One of the reasons that the race as grown so expensive is that this is a high-stakes race where the runoff is well into its second month. Republicans have controlled the seat for nearly four decades, but Ossoff fell just short of winning the 50 percent necessary to avoid the runoff on April 18. More than 75,000 early votes have been cast in the runoff so far; that’s ahead of the roughly 55,000 early ballots cast in the first round. That may reflect voter exhaustion with the runoff, as the television advertising has been relentless.

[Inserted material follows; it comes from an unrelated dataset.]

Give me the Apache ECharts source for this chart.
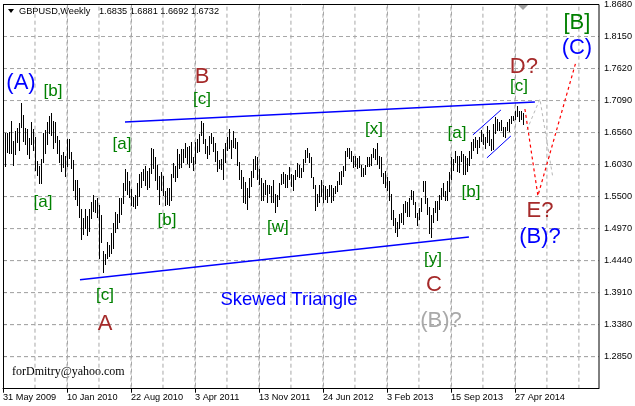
<!DOCTYPE html>
<html><head><meta charset="utf-8">
<script src="https://cdn.jsdelivr.net/npm/echarts@6/dist/echarts.min.js"></script>
<style>html,body{margin:0;padding:0;background:#fff}#c{width:635px;height:406px}</style>
</head><body><div id="c"></div>
<script>
// ---- data ----
const dateLabels = ['31 May 2009','10 Jan 2010','22 Aug 2010','3 Apr 2011','13 Nov 2011','24 Jun 2012','3 Feb 2013','15 Sep 2013','27 Apr 2014'];
const dateLabelBars = [0,32,64,96,128,160,192,224,256];
const gridBars = [16,32,48,64,80,96,112,128,144,160,176,192,208,224,240,256,272,288];
const priceLevels = [1.2850,1.3380,1.3910,1.4440,1.4970,1.5500,1.6030,1.6560,1.7090,1.7620,1.8150];
const priceMin = 1.2320, priceMax = 1.8680, priceStep = 0.0530;
const titleSymbol = 'GBPUSD,Weekly';
const titleOHLC = '1.6835 1.6881 1.6692 1.6732';
const highs = [
1.6660,1.6560,1.6545,1.6570,1.6744,1.6420,1.6590,1.6640,1.6720,1.7043,
1.6850,1.6640,1.6620,1.6470,1.6740,1.6620,1.6485,1.6090,1.6010,1.6120,
1.6550,1.6610,1.6730,1.6840,1.6877,1.6750,1.6740,1.6500,1.6430,1.6190,
1.6240,1.6170,1.6460,1.6450,1.6240,1.6110,1.5770,1.5780,1.5650,1.5290,
1.5140,1.5290,1.5180,1.5290,1.5410,1.5524,1.5450,1.5470,1.5360,1.5200,
1.4600,1.4550,1.4750,1.4700,1.4900,1.5060,1.5240,1.5220,1.5470,1.5470,
1.5720,1.5958,1.5910,1.5760,1.5620,1.5490,1.5520,1.5730,1.5870,1.5910,
1.5950,1.6000,1.5930,1.5970,1.6298,1.6280,1.6160,1.6030,1.5840,1.5900,
1.5840,1.5600,1.5650,1.5650,1.5880,1.6060,1.6000,1.6280,1.6200,1.6280,
1.6280,1.6380,1.6320,1.6340,1.6400,1.6160,1.6400,1.6450,1.6540,1.6746,
1.6720,1.6450,1.6340,1.6510,1.6550,1.6480,1.6380,1.6250,1.6100,1.6130,
1.6290,1.6380,1.6480,1.6618,1.6430,1.6580,1.6470,1.6410,1.6080,1.5940,
1.5820,1.5740,1.5640,1.5800,1.5920,1.6130,1.6166,1.6160,1.5960,1.5810,
1.5730,1.5780,1.5700,1.5700,1.5680,1.5780,1.5550,1.5520,1.5730,1.5880,
1.5910,1.5870,1.5850,1.5990,1.5870,1.5860,1.5940,1.6060,1.6020,1.5980,
1.6130,1.6270,1.6301,1.6230,1.6150,1.5830,1.5700,1.5550,1.5700,1.5780,
1.5700,1.5680,1.5620,1.5690,1.5700,1.5640,1.5680,1.5750,1.5910,1.5930,
1.6000,1.6250,1.6309,1.6310,1.6260,1.6170,1.6170,1.6140,1.6180,1.6030,
1.5970,1.6030,1.6160,1.6150,1.6200,1.6310,1.6280,1.6381,1.6180,1.6160,
1.5890,1.5920,1.5820,1.5750,1.5540,1.5270,1.5140,1.5080,1.5220,1.5230,
1.5370,1.5420,1.5410,1.5470,1.5610,1.5600,1.5410,1.5230,1.5310,1.5470,
1.5750,1.5752,1.5470,1.5330,1.5200,1.5310,1.5420,1.5420,1.5530,1.5650,
1.5720,1.5600,1.5760,1.5900,1.6160,1.6120,1.6259,1.6170,1.6170,1.6260,
1.6200,1.6170,1.6140,1.6250,1.6400,1.6460,1.6480,1.6440,1.6480,1.6600,
1.6540,1.6480,1.6670,1.6610,1.6450,1.6700,1.6823,1.6790,1.6740,1.6760,
1.6660,1.6650,1.6730,1.6790,1.6840,1.6830,1.6920,1.6996,1.6920,1.6920,
1.6881];
const lows = [
1.5955,1.5988,1.6220,1.6200,1.6210,1.6003,1.6185,1.6380,1.6260,1.6640,
1.6410,1.6360,1.6190,1.6130,1.6350,1.6250,1.5930,1.5840,1.5710,1.5707,
1.6060,1.6200,1.6360,1.6530,1.6500,1.6280,1.6390,1.6200,1.6060,1.5905,
1.5980,1.5830,1.5990,1.6120,1.5960,1.5590,1.5450,1.5350,1.5150,1.4781,
1.4860,1.4970,1.4840,1.4920,1.5130,1.5240,1.5230,1.5150,1.4470,1.4730,
1.4229,1.4370,1.4460,1.4500,1.4550,1.4630,1.4900,1.4960,1.5070,1.5200,
1.5370,1.5600,1.5530,1.5480,1.5340,1.5330,1.5290,1.5340,1.5490,1.5650,
1.5760,1.5680,1.5610,1.5650,1.5870,1.5950,1.5760,1.5610,1.5360,1.5600,
1.5510,1.5340,1.5360,1.5350,1.5420,1.5800,1.5740,1.5810,1.5960,1.5980,
1.6050,1.6140,1.6040,1.5980,1.6050,1.5930,1.6040,1.6230,1.6240,1.6500,
1.6370,1.6200,1.6120,1.6190,1.6370,1.6240,1.6080,1.5910,1.5950,1.5940,
1.5780,1.6050,1.6260,1.6280,1.6120,1.6300,1.6280,1.6000,1.5780,1.5630,
1.5390,1.5370,1.5272,1.5480,1.5660,1.5810,1.5940,1.5780,1.5700,1.5420,
1.5420,1.5530,1.5400,1.5540,1.5400,1.5400,1.5235,1.5320,1.5440,1.5690,
1.5710,1.5640,1.5640,1.5770,1.5660,1.5600,1.5780,1.5830,1.5800,1.5800,
1.5910,1.6060,1.6140,1.6060,1.5800,1.5630,1.5269,1.5320,1.5400,1.5490,
1.5390,1.5440,1.5400,1.5490,1.5400,1.5420,1.5540,1.5570,1.5690,1.5700,
1.5820,1.5920,1.6150,1.6120,1.6070,1.5970,1.5990,1.5960,1.5980,1.5830,
1.5830,1.5850,1.5990,1.5990,1.6010,1.6140,1.6110,1.6030,1.5960,1.5830,
1.5710,1.5650,1.5600,1.5420,1.5120,1.5010,1.4890,1.4831,1.4960,1.5070,
1.5030,1.5230,1.5160,1.5160,1.5450,1.5360,1.5150,1.5010,1.5110,1.5250,
1.5580,1.5380,1.5190,1.4880,1.4814,1.5060,1.5230,1.5100,1.5270,1.5440,
1.5500,1.5420,1.5420,1.5570,1.5780,1.5930,1.6060,1.5900,1.5890,1.6070,
1.5860,1.5860,1.5900,1.6000,1.6130,1.6260,1.6300,1.6200,1.6310,1.6400,
1.6350,1.6290,1.6380,1.6330,1.6250,1.6270,1.6530,1.6580,1.6580,1.6590,
1.6480,1.6463,1.6580,1.6570,1.6710,1.6750,1.6770,1.6810,1.6730,1.6770,
1.6692];
// trend lines (bar index, price)
const triangleUpper = [[61,1.6735],[266,1.7066]];
const triangleLower = [[38.5,1.4125],[233,1.4831]];
const channelUpper = [[235,1.6521],[249,1.6934]];
const channelLower = [[242,1.6141],[254,1.6504]];
const pathMain = [[261,1.6950],[267.5,1.5513],[286.5,1.7727]];
const pathAlt = [[262,1.6603],[268.5,1.7116],[275,1.5810]];
// wave labels
const labelText = ['(A)','[b]','[a]','[c]','A','[a]','[b]','B','[c]','[w]','[x]','[y]','C','(B)?','[a]','[b]','[c]','D?','E?','(B)?','[B]','(C)','Skewed Triangle'];
const labelBar  = [9,25,20,51,51,59.5,82,99.5,99.5,137.5,185.5,215,215.5,219,227,234,258,260.5,268.5,268.5,287,287,143];
const labelPrice= [1.7380,1.7240,1.5406,1.3870,1.3398,1.6364,1.5108,1.7479,1.7107,1.4984,1.6612,1.4470,1.4030,1.3448,1.6551,1.5571,1.7322,1.7645,1.5270,1.4825,1.8370,1.7954,1.3783];
const labelKind = ['blue','green','green','green','red','green','green','red','green','green','green','green','red','gray','green','green','green','red','red','blue','greenBig','blue','note'];

// ---- presentation ----
const F = '"Liberation Sans", Arial, sans-serif';
const kindStyle = {
  blue:{color:'#0000ff', font:'22px '+F},
  green:{color:'#008000', font:'17px '+F},
  greenBig:{color:'#008000', font:'22px '+F},
  red:{color:'#a52a2a', font:'22px '+F},
  gray:{color:'#a9a9a9', font:'22px '+F},
  note:{color:'#0000ff', font:'18.5px '+F}
};
const toY = v => Math.round((v - priceMin) * 100000) / 10; // pips above axis base
const uiFont = 9.2;
const X_MAX = 298;
const GRID_COLOR = '#a8a8a8';

const chart = echarts.init(document.getElementById('c'), null, {renderer:'canvas'});
function lineSeries(pts, color, width, type, z){
  return {type:'line', data: pts, symbol:'none', silent:true,
    lineStyle:{color, width, type}, z: z || 3, clip:false, animation:false};
}
const gridSeries = [];
gridBars.forEach(b => gridSeries.push(lineSeries([[b, 0],[b, toY(priceMax)]], GRID_COLOR, 1, [4,3], 1)));
priceLevels.forEach(v => gridSeries.push(lineSeries([[0, toY(v)],[X_MAX, toY(v)]], GRID_COLOR, 1, [4,3], 1)));
const toPts = arr => arr.map(p => [p[0], toY(p[1])]);

chart.setOption({
  animation:false,
  backgroundColor:'#fff',
  grid:{left:3, right:36, top:4, bottom:17.3, show:false},
  xAxis:{type:'value', min:0, max:X_MAX, interval:16,
    axisLine:{show:true, onZero:false, lineStyle:{color:'#000', width:1}},
    axisTick:{show:true, length:4, inside:false, customValues:dateLabelBars, lineStyle:{color:'#000'}},
    axisLabel:{customValues:dateLabelBars, align:'left', margin:4, color:'#000', fontSize:uiFont, fontFamily:F,
      formatter:v=>{const k=dateLabelBars.indexOf(v); return k>=0?dateLabels[k]:'';}},
    splitLine:{show:true, lineStyle:{color:GRID_COLOR, type:[4,3], width:1}}},
  yAxis:{type:'value', position:'right', min:0, max:toY(priceMax), interval:toY(priceMin+priceStep),
    axisLine:{show:true, lineStyle:{color:'#000', width:1}},
    axisTick:{show:true, length:4, inside:false, lineStyle:{color:'#000'}},
    axisLabel:{showMinLabel:false, margin:5, color:'#000', fontSize:uiFont, fontFamily:F,
      formatter:v=>(v/10000+priceMin).toFixed(4)},
    splitLine:{show:true, lineStyle:{color:GRID_COLOR, type:[4,3], width:1}}},
  graphic:[
    {type:'rect', shape:{x:3.5, y:4.5, width:595.5, height:384}, style:{fill:null, stroke:'#000', lineWidth:1}, silent:true, z:10},
    {type:'polygon', shape:{points:[[8,9],[14,9],[11,13]]}, style:{fill:'#000'}},
    {type:'text', x:19, y:11, style:{text:titleSymbol, fill:'#000', font:uiFont+'px '+F, verticalAlign:'middle', textVerticalAlign:'middle'}},
    {type:'text', x:99, y:11, style:{text:titleOHLC, fill:'#000', font:uiFont+'px '+F, verticalAlign:'middle', textVerticalAlign:'middle'}},
    {type:'text', x:12, y:372, style:{text:'forDmitry@yahoo.com', fill:'#000', font:'12px "Liberation Serif", "Times New Roman", serif', verticalAlign:'middle', textVerticalAlign:'middle'}},
    {type:'polygon', shape:{points:[[518,5],[528,5],[523,10]]}, style:{fill:'#a0a0a0'}}
  ],
  series: gridSeries.concat([
    {type:'custom', z:2, clip:true,
      data: highs.map((h,i)=>[i, toY(lows[i]), toY(h)]),
      encode:{x:0, y:[1,2]},
      renderItem:(params, api)=>{
        const lo = api.coord([api.value(0), api.value(1)]);
        const hi = api.coord([api.value(0), api.value(2)]);
        const x = Math.round(lo[0]);
        const y1 = Math.round(hi[1]), y2 = Math.round(lo[1]);
        return {type:'rect', shape:{x:x, y:y1, width:1, height:Math.max(1,y2-y1)}, style:{fill:'#000'}};
      }},
    lineSeries(toPts(triangleUpper),'#0000ff',1.5,'solid'),
    lineSeries(toPts(triangleLower),'#0000ff',1.5,'solid'),
    lineSeries(toPts(channelUpper),'#0000ff',1,'solid'),
    lineSeries(toPts(channelLower),'#0000ff',1,'solid'),
    lineSeries(toPts(pathAlt),'#b8b8b8',1,[3,3]),
    lineSeries(toPts(pathMain),'#ff0000',1.2,[3,3]),
    {type:'custom', z:5, clip:false,
      data: labelText.map((t,i)=>[labelBar[i], toY(labelPrice[i])]),
      encode:{x:0, y:1},
      renderItem:(params, api)=>{
        const p = api.coord([api.value(0), api.value(1)]);
        const st = kindStyle[labelKind[params.dataIndex]];
        return {type:'text', x:p[0], y:p[1], style:{text:labelText[params.dataIndex], fill:st.color, font:st.font,
          align:'center', verticalAlign:'middle', textAlign:'center', textVerticalAlign:'middle'}};
      }}
  ])
});
</script></body></html>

Reed said that his organization aims to contact roughly 100,000 voters in the district – twice by mail and three times by phone, and by the time the runoff is done, they expect to have knocked on 22,000 doors. The Faith and Freedom Coalition will also disperse 100,000 voter guides to churches in the district.

“It’s not Trump country,” Reed said of the district overall. “North Fulton, that’s our sweet spot: mega-churches, strip malls, and office towers. If we get our 100,000 voters out, we’re fine. The Left is coming; the question is, do our voters come out?”

After such an intense air war, there’s no harm in bringing in Vice President Mike Pence and using other national GOP figures in the closing days to hammer home the Handel campaign messages. “The race is nationalized at this point,” Reed said.

Reed said he doesn’t think the runoff is a useful measuring stick for the 2018 midterms. “Unless you can recreate $30 million in spending in each district, it’s hard to replicate,” Reed said, and the open seat dynamic won’t be in place for most of the House races in 2018. “If Republicans had [the previous longtime incumbent] Tom Price running, the race would not be competitive.”

Still, Reed was far from guaranteeing a victory for Handel. “Ossoff, he’s a very good candidate – he’s done well in the debates and stays on message,” Reed said. “No matter what the polls say, you should always run like you’re behind. We are today where the Democrats were in 2009 and 2010” – meaning that the opposition party, suddenly finding itself with no control of anything in Washington, is fired up and the majority party is in danger of complacency.

Sunday Liam Donovan made a related point: Ossoff is running strong in part because his central message is attacking both parties on “wasteful spending” – something I would contend is pretty conservative argument. Will Democrats accept their House members running on a message like this in 2018? Can the average Democratic challenger win a primary with a message like that when the party’s grassroots are full of anti-Trump fury?

Today on NRO, Blake Seitz writes, “that any Democrat is polling ahead of a Republican in this slice of suburbia should be a firebell in the night for establishment-GOP leaders. Having been reduced to rubble during the Obama years, Democrats are reemerging in unexpected places. The cracks of a populist–cosmopolitan split with national implications may be widening in the suburbs.”